Ayer soñé que te escribía en un poema; mis manos ya no sintieron el bolígrafo y empecé a utilizar la boca. Empecé a extrañarte con la boca…
Los segundos se fundieron a minutos incontables, el silencio abrumador me hizo arder con la cera de su eje circunscrito a los abismos. Y quise formar parte otra vez de tus abismos. Y empecé a extrañarte con la venas. Me volví a enamorar de tus ángulos absurdos, de los agudos, de los obtusos y de los que aún no existen, descocidos con mis uñas mutiladas, con sus fragmentitos diminutos que se complementan en mis dientes. Ya ni mis cabellos sucedieron al sedal que remendaba tus agruras, el reflujo de tu abdomen dividido.

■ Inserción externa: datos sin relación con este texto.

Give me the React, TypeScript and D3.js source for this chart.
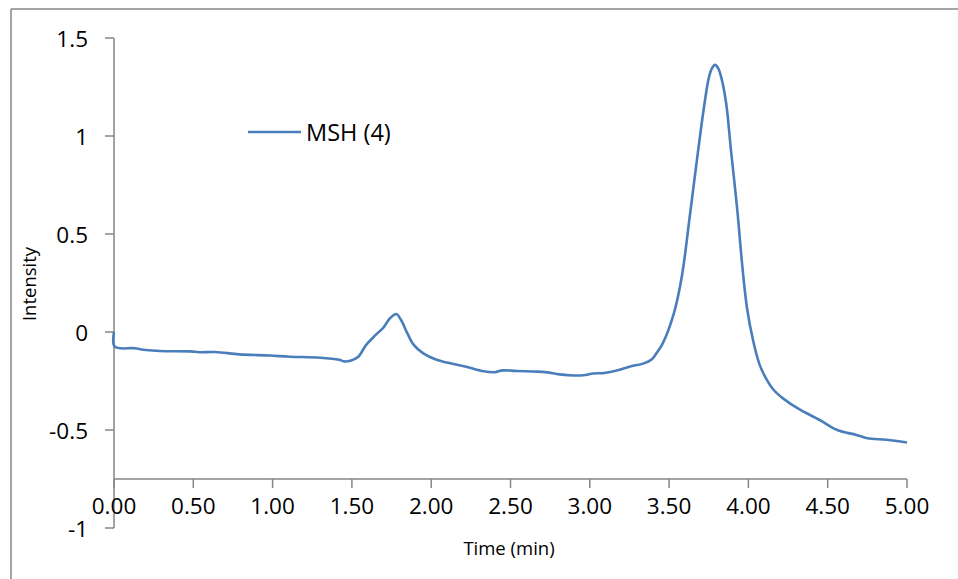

Por eso comencé a extrañarte con los ganglios, a llamarte con el pulso lábil, con la pena, con la angustiante pena ardida, tan eterna, tan estúpidamente enferma.
Fue con mis bacterias, con la pus mis lesiones, con el preservativo de mis ansias declinantes.

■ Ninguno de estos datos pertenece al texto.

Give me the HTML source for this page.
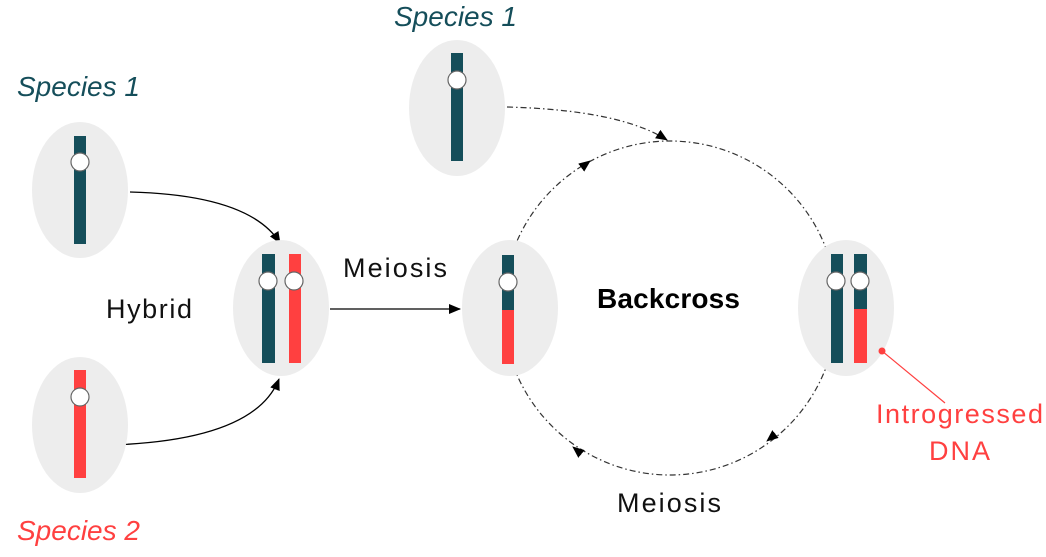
<!DOCTYPE html>
<html><head><meta charset="utf-8"><style>
html,body{margin:0;padding:0;background:#fff;}
svg{display:block;font-family:"Liberation Sans",sans-serif;}
</style></head><body>
<svg width="1046" height="557" viewBox="0 0 1046 557">
<defs>
<marker id="ah" markerWidth="14" markerHeight="14" refX="11" refY="6" orient="auto" markerUnits="userSpaceOnUse"><path d="M0,1 L12,6 L0,11 Z" fill="#000"/></marker>
</defs>
<circle cx="670" cy="308" r="167" fill="none" stroke="#333" stroke-width="1.2" stroke-dasharray="6,3,1.5,3"/>
<path d="M578,170 L590,161" stroke="none" fill="none" marker-end="url(#ah)"/>
<path d="M778,432 L767,441" fill="none" marker-end="url(#ah)"/>
<path d="M584,456 L573,447" fill="none" marker-end="url(#ah)"/>
<path d="M507,107 Q620,110 667,140" fill="none" stroke="#333" stroke-width="1.2" stroke-dasharray="6,3,1.5,3" marker-end="url(#ah)"/>
<path d="M130,192 Q250,195 280,243" fill="none" stroke="#000" stroke-width="1.3" marker-end="url(#ah)"/>
<path d="M112,445 Q255,440 279,379" fill="none" stroke="#000" stroke-width="1.3" marker-end="url(#ah)"/>
<path d="M330,309 L460,309" fill="none" stroke="#000" stroke-width="1.3" marker-end="url(#ah)"/>

<g>
<ellipse cx="80" cy="190" rx="48" ry="68" fill="#ededed"/>
<rect x="74" y="136" width="12" height="108" fill="#154e5a"/>
<circle cx="80" cy="162" r="9" fill="#fff" stroke="#666" stroke-width="1.2"/>
</g>
<g>
<ellipse cx="80" cy="425" rx="48" ry="68" fill="#ededed"/>
<rect x="74" y="370" width="12" height="108" fill="#ff4040"/>
<circle cx="80" cy="397" r="9" fill="#fff" stroke="#666" stroke-width="1.2"/>
</g>
<g>
<ellipse cx="281" cy="308" rx="48" ry="68" fill="#ededed"/>
<rect x="262" y="254" width="13" height="109" fill="#154e5a"/>
<rect x="289" y="254" width="12" height="109" fill="#ff4040"/>
<circle cx="268" cy="281" r="9" fill="#fff" stroke="#666" stroke-width="1.2"/>
<circle cx="294" cy="281" r="9" fill="#fff" stroke="#666" stroke-width="1.2"/>
</g>
<g>
<ellipse cx="510" cy="308" rx="48" ry="68" fill="#ededed"/>
<rect x="502" y="255" width="12" height="55" fill="#154e5a"/>
<rect x="502" y="310" width="12" height="54" fill="#ff4040"/>
<circle cx="508" cy="282" r="9" fill="#fff" stroke="#666" stroke-width="1.2"/>
</g>
<g>
<ellipse cx="846" cy="308" rx="48" ry="68" fill="#ededed"/>
<rect x="831" y="254" width="12" height="109" fill="#154e5a"/>
<rect x="854" y="254" width="13" height="55" fill="#154e5a"/>
<rect x="854" y="309" width="13" height="54" fill="#ff4040"/>
<circle cx="836" cy="281" r="9" fill="#fff" stroke="#666" stroke-width="1.2"/>
<circle cx="860" cy="281" r="9" fill="#fff" stroke="#666" stroke-width="1.2"/>
</g>
<g>
<ellipse cx="457" cy="108" rx="48" ry="68" fill="#ededed"/>
<rect x="451" y="53" width="12" height="108" fill="#154e5a"/>
<circle cx="457" cy="80" r="9" fill="#fff" stroke="#666" stroke-width="1.2"/>
</g>
<g>
<circle cx="882" cy="351" r="3.5" fill="#ff4040"/>
<line x1="882" y1="351" x2="945" y2="403" stroke="#ff4040" stroke-width="1.2"/>
</g>

<text x="17" y="96" font-size="28" font-style="italic" fill="#154e5a">Species 1</text>
<text x="394" y="26" font-size="28" font-style="italic" fill="#154e5a">Species 1</text>
<text x="17" y="540" font-size="28" font-style="italic" fill="#ff4040">Species 2</text>
<text x="106" y="318" font-size="27" textLength="86" fill="#111">Hybrid</text>
<text x="343" y="277" font-size="27" textLength="104" fill="#111">Meiosis</text>
<text x="597" y="308" font-size="28" font-weight="bold" textLength="143" fill="#000">Backcross</text>
<text x="617" y="512" font-size="27" textLength="104" fill="#111">Meiosis</text>
<text x="876" y="423" font-size="27" textLength="167" fill="#ff4040">Introgressed</text>
<text x="929" y="460" font-size="27" textLength="61" fill="#ff4040">DNA</text>
</svg>
</body></html>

Ya no habían mas condenas.
¿Y a dónde voy entonces si aquí me tienes ya sin rumbo?
¿A dónde reconstruyo mis paredes?
El crepúsculo sediento ya programa el cataclismo.
Una bestia heptacéfala; el paraíso sin cabeza.
Mejor ahogo en la garganta tu imagen desangrada que moscaba mi entrepierna, mientras escribo el discurso con el vientre en tu proxemia.
¡Qué alivio! ¡El cielo no ha perdido lo celeste!
(pero mis manos ya no aguantan los pulpejos)
Por la mañana, al despertar con las sábanas eternas, pretendí sentir tu aliento en mis arrugas… y empecé a extrañarte con las letras.
Y así imaginé que nunca dejé de tocarte.